== Available data ==

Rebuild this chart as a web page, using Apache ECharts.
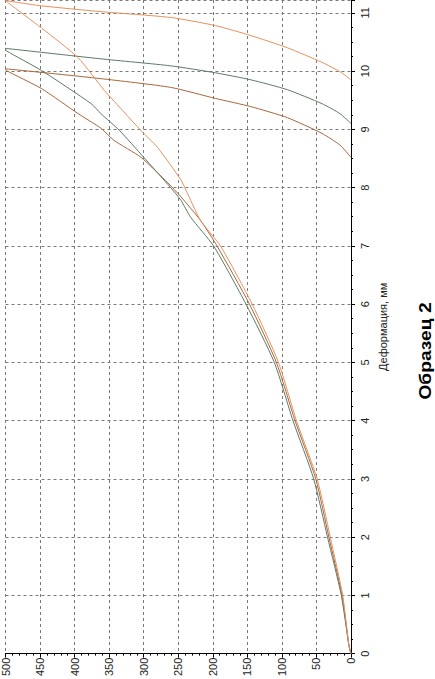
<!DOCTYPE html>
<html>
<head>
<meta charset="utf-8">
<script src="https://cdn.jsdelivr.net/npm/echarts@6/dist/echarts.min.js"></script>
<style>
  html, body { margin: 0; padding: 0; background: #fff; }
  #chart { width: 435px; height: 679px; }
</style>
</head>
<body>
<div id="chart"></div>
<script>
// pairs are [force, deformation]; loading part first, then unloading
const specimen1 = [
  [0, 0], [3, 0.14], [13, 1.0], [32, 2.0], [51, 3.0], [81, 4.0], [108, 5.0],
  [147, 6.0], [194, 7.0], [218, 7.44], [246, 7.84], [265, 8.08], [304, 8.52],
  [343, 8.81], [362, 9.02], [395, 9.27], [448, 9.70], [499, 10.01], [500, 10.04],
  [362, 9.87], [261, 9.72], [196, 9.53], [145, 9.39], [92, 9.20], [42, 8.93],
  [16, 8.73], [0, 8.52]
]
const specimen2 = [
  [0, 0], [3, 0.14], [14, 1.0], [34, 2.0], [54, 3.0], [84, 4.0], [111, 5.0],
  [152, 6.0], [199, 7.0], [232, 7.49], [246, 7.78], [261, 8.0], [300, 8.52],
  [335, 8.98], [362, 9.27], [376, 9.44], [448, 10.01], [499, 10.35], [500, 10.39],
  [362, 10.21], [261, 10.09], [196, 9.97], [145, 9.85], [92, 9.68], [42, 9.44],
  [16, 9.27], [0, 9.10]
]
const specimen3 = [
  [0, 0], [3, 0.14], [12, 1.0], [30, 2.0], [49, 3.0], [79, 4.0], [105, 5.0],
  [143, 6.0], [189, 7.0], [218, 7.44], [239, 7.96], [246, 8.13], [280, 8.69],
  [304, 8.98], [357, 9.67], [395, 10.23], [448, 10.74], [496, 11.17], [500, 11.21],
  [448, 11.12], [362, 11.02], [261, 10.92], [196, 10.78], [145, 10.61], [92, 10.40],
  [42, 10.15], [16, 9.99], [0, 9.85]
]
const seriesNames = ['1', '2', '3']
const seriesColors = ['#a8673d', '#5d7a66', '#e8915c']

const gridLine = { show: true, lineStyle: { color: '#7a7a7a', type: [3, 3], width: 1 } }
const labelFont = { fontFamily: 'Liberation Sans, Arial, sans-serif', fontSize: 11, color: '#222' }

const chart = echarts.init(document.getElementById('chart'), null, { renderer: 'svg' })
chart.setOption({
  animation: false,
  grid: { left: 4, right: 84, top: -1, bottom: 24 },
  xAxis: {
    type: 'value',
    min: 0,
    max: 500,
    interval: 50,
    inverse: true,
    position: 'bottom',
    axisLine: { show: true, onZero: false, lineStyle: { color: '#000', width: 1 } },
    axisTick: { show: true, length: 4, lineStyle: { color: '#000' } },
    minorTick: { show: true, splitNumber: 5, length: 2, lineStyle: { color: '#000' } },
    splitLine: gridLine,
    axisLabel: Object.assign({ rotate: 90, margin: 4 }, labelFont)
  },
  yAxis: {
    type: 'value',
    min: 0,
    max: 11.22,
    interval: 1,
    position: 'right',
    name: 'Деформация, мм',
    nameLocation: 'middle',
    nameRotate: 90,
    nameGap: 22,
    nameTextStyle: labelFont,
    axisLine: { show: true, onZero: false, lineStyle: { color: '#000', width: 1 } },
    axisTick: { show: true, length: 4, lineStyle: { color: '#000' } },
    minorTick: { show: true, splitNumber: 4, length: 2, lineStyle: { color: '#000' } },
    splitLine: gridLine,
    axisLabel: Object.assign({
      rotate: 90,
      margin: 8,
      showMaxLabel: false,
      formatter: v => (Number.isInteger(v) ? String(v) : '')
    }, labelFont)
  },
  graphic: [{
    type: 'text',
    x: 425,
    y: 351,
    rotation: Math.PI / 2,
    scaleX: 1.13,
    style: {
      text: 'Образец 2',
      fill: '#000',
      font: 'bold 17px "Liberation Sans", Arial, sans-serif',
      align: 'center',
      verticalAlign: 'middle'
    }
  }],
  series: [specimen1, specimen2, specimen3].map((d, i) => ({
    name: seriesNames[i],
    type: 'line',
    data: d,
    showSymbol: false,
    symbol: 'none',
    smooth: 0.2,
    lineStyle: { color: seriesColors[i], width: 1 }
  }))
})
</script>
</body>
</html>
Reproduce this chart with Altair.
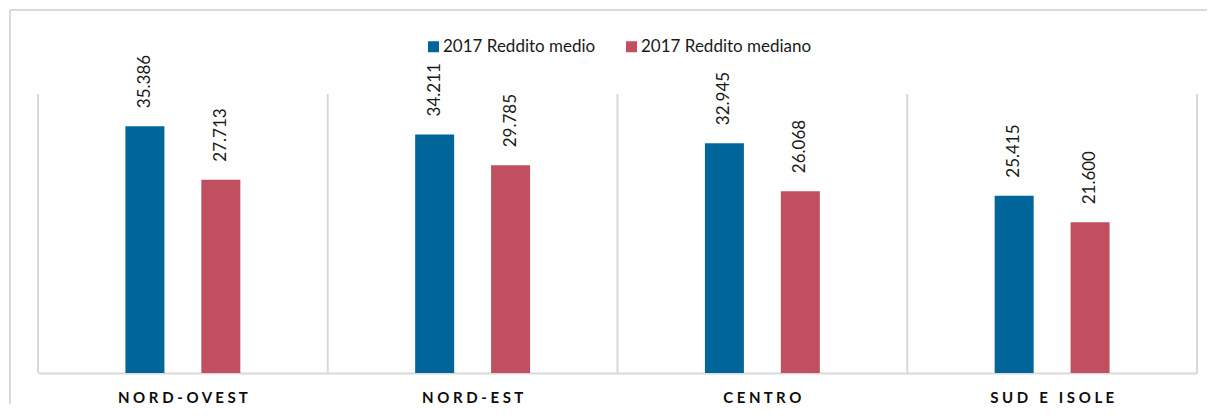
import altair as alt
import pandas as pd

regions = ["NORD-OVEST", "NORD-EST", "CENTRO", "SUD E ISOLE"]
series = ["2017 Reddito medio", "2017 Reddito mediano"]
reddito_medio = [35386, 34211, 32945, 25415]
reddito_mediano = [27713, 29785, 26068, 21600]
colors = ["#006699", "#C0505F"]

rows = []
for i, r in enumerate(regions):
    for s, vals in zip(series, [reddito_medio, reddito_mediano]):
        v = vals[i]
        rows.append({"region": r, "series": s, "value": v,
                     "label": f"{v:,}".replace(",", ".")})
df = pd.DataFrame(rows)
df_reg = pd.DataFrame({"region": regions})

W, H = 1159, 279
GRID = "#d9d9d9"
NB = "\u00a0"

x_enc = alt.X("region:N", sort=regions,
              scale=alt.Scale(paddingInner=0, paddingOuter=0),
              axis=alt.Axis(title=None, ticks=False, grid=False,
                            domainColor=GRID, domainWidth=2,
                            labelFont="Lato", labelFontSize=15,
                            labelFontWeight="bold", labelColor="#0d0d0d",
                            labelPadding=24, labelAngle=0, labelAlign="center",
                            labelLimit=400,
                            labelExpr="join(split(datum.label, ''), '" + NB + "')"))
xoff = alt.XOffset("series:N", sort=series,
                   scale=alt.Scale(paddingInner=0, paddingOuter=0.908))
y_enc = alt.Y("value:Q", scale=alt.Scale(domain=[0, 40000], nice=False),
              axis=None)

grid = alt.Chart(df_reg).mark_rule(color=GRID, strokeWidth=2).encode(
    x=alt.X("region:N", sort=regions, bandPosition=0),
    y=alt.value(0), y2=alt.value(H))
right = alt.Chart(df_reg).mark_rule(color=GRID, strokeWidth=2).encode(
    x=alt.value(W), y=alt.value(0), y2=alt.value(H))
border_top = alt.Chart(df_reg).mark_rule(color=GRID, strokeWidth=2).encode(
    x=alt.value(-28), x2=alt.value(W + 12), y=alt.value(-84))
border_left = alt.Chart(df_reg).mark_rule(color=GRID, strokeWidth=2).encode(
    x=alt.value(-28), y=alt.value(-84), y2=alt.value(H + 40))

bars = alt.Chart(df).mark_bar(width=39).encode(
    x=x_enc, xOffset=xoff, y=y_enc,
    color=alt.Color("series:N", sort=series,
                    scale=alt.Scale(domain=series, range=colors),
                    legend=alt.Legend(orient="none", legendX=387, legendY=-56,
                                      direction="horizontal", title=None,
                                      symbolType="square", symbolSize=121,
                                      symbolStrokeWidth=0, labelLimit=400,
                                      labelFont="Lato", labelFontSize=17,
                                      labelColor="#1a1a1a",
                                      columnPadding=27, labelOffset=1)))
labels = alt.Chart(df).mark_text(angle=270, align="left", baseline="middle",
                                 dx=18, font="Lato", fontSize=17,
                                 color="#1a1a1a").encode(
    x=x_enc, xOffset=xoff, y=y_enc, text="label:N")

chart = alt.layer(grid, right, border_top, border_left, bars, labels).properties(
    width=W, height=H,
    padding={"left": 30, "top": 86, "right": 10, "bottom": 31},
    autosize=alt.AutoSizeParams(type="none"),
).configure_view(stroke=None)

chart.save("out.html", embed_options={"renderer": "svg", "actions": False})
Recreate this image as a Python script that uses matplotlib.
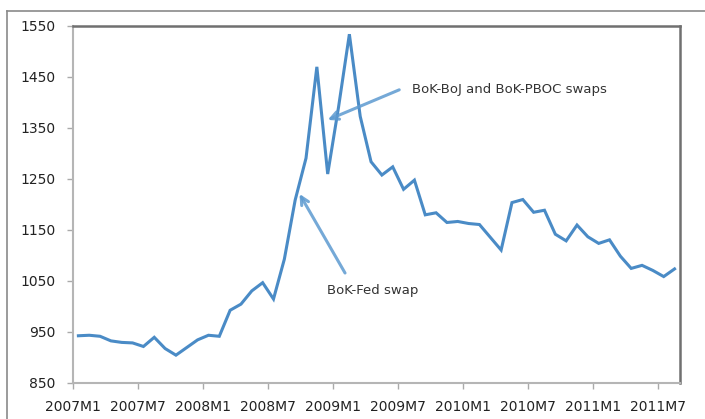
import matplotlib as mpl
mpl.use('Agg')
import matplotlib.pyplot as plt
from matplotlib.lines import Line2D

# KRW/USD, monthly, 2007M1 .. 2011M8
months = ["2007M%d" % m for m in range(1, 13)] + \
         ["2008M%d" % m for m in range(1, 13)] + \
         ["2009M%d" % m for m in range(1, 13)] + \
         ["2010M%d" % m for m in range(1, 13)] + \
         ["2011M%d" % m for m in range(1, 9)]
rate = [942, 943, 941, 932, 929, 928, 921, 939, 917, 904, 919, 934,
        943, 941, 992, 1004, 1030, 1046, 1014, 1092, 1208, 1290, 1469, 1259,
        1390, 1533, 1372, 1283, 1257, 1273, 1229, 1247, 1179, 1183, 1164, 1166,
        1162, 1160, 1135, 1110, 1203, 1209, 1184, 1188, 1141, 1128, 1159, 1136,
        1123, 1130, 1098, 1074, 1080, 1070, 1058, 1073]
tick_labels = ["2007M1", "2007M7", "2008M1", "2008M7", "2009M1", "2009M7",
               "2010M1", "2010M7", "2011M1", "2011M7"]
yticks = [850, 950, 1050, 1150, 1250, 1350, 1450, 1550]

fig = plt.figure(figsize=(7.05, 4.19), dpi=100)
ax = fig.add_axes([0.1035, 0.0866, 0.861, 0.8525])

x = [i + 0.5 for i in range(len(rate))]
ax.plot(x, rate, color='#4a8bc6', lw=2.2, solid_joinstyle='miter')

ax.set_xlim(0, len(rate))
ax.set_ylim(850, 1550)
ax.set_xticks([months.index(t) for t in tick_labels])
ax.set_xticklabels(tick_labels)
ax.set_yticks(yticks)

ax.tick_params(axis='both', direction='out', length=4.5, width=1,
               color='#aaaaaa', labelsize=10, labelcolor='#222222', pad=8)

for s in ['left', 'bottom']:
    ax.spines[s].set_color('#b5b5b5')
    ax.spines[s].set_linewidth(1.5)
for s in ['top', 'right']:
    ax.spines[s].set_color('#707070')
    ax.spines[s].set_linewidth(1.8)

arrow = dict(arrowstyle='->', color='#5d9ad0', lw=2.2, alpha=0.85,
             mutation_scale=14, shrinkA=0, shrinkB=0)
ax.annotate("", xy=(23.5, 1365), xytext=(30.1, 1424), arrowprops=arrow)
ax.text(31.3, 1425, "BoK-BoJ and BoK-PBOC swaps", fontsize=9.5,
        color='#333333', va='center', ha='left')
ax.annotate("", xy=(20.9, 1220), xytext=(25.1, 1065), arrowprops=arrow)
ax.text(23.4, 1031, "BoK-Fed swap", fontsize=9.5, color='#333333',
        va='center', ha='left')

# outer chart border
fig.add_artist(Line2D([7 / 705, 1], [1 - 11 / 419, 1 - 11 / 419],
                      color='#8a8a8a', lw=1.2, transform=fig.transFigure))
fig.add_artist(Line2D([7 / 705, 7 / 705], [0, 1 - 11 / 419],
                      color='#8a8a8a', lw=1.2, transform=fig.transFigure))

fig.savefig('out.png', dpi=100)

===

● **Request**
Write out exactly the lines from the one that has "Recreate this image" down to the one that has "ax.spines[s].set_linewidth(1.8)", including both. Pictures stay out of the copy.

● **The completed task**
Recreate this image as a Python script that uses matplotlib.
import matplotlib as mpl
mpl.use('Agg')
import matplotlib.pyplot as plt
from matplotlib.lines import Line2D

# KRW/USD, monthly, 2007M1 .. 2011M8
months = ["2007M%d" % m for m in range(1, 13)] + \
         ["2008M%d" % m for m in range(1, 13)] + \
         ["2009M%d" % m for m in range(1, 13)] + \
         ["2010M%d" % m for m in range(1, 13)] + \
         ["2011M%d" % m for m in range(1, 9)]
rate = [942, 943, 941, 932, 929, 928, 921, 939, 917, 904, 919, 934,
        943, 941, 992, 1004, 1030, 1046, 1014, 1092, 1208, 1290, 1469, 1259,
        1390, 1533, 1372, 1283, 1257, 1273, 1229, 1247, 1179, 1183, 1164, 1166,
        1162, 1160, 1135, 1110, 1203, 1209, 1184, 1188, 1141, 1128, 1159, 1136,
        1123, 1130, 1098, 1074, 1080, 1070, 1058, 1073]
tick_labels = ["2007M1", "2007M7", "2008M1", "2008M7", "2009M1", "2009M7",
               "2010M1", "2010M7", "2011M1", "2011M7"]
yticks = [850, 950, 1050, 1150, 1250, 1350, 1450, 1550]

fig = plt.figure(figsize=(7.05, 4.19), dpi=100)
ax = fig.add_axes([0.1035, 0.0866, 0.861, 0.8525])

x = [i + 0.5 for i in range(len(rate))]
ax.plot(x, rate, color='#4a8bc6', lw=2.2, solid_joinstyle='miter')

ax.set_xlim(0, len(rate))
ax.set_ylim(850, 1550)
ax.set_xticks([months.index(t) for t in tick_labels])
ax.set_xticklabels(tick_labels)
ax.set_yticks(yticks)

ax.tick_params(axis='both', direction='out', length=4.5, width=1,
               color='#aaaaaa', labelsize=10, labelcolor='#222222', pad=8)

for s in ['left', 'bottom']:
    ax.spines[s].set_color('#b5b5b5')
    ax.spines[s].set_linewidth(1.5)
for s in ['top', 'right']:
    ax.spines[s].set_color('#707070')
    ax.spines[s].set_linewidth(1.8)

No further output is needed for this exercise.